La côte, un écosystème particulièrement touché
Au niveau des zones côtières, à la problématique du réchauffement de l’eau, s’ajoute celle de l’eutrophisation. Les cours d’eau y amènent massivement des nutriments (nitrates, phosphates), provoquant un bloom, c’est-à-dire une prolifération massive d’algues. A leur mort, celles-ci sédimentent sur les fonds marins où elles sont dégradées par des bactéries. Cet apport important de matière organique provoque une multiplication considérable des bactéries qui consomment massivement l’oxygène de cette strate. Sans brassage dans la colonne d’eau, pas d’apport d’oxygène. La concentration d’oxygène chute vertigineusement, pour parfois atteindre des seuils catastrophiques.
« Ce phénomène pourrait être l’un des plus dangereux pour la biodiversité. Plusieurs jours ou semaines sans oxygène, c’est dramatique pour les organismes qui y vivent. Surtout s’ils sont peu ou pas mobiles et dépendants de grandes quantités d’oxygène tels que les crustacés et les mollusques. »
Emballement généralisé
Lorsqu’il n’y a plus d’oxygène à consommer pour dégrader la matière organique, les bactéries se tournent alors vers les nitrates et entament le processus de dénitrification. « A grande échelle, cela perturbera à la fois les cycles globaux de l’azote et du phosphore. Et altérera significativement l’équilibre biogéochimique du système Terre. C’est-à-dire l’atmosphère, l’environnement, etc. »

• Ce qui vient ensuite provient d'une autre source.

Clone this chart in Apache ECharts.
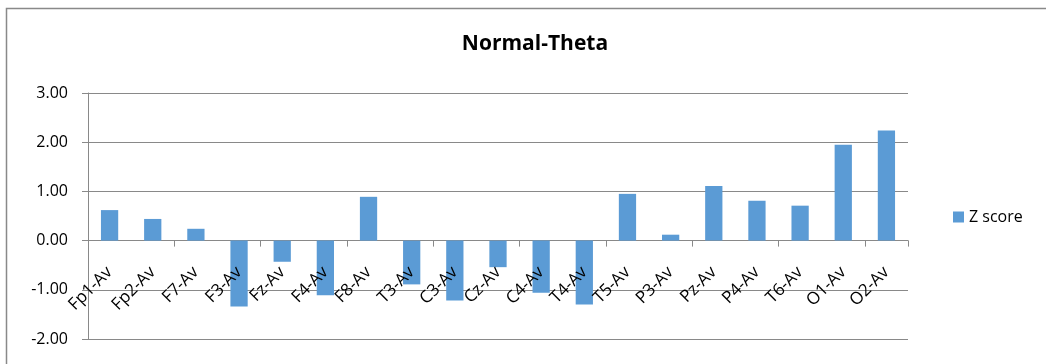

« A cela, s’ajoutent les problèmes de boucle de rétroaction : une cause engendre un processus qui amplifie la cause, qui va réamplifier le processus, qui va réamplifier la cause, etc. Ces feedbacks peuvent accélérer la déstabilisation du système Terre et lui faire quitter son état d’équilibre. »
Un exemple? Dans les zones côtières touchées par l’hypoxie, le sédiment relargue le phosphore qui, normalement, reste piégé dans des ions complexes. Il se retrouve alors dans la colonne d’eau. Agent d’eutrophisation, il va alors réintensifier la prolifération d’algues, qui elles-mêmes vont générer de la matière organique qui va couler dans le fond. Pour la dégrader, les bactéries vont consommer l’oxygène déjà déficitaire, favorisant la libération du phosphore. Qui alimentera une nouvelle prolifération d’algues, etc.
Un seuil à ne pas dépasser
Un scénario de film catastrophe qu’il serait pourtant possible d’éviter. En effet, « nos travaux de modélisation montrent que si on respectait les accords de Paris, si on diminuait drastiquement les émissions de gaz à effet de serre, la désoxygénation aquatique s’arrêterait », assure Pre Marilaure Grégoire.
Avec ses collègues, elle prône pour que la désoxygénation aquatique soit reconnue comme 10e limite planétaire. Au même titre que le changement climatique, la perte de biodiversité, la perturbation du cycle de l’azote, la perturbation du cycle du phosphore, la pollution chimique, la destruction de la couche d’ozone, l’acidification des océans, la quantité d’aérosols dans l’atmosphère, l’utilisation des sols et l’eau douce. Pour chacune de ces limites planétaires, des seuils à ne pas dépasser ont été définis.
Cette reconnaissance devrait permettre de soutenir et d’orienter, au niveau mondial, les efforts de monitoring, de recherche et de politique afin d’éviter la destruction des écosystèmes aquatiques. Et par là, se garder d’amener le système Terre vers un nouvel état non désirable pour l’humanité.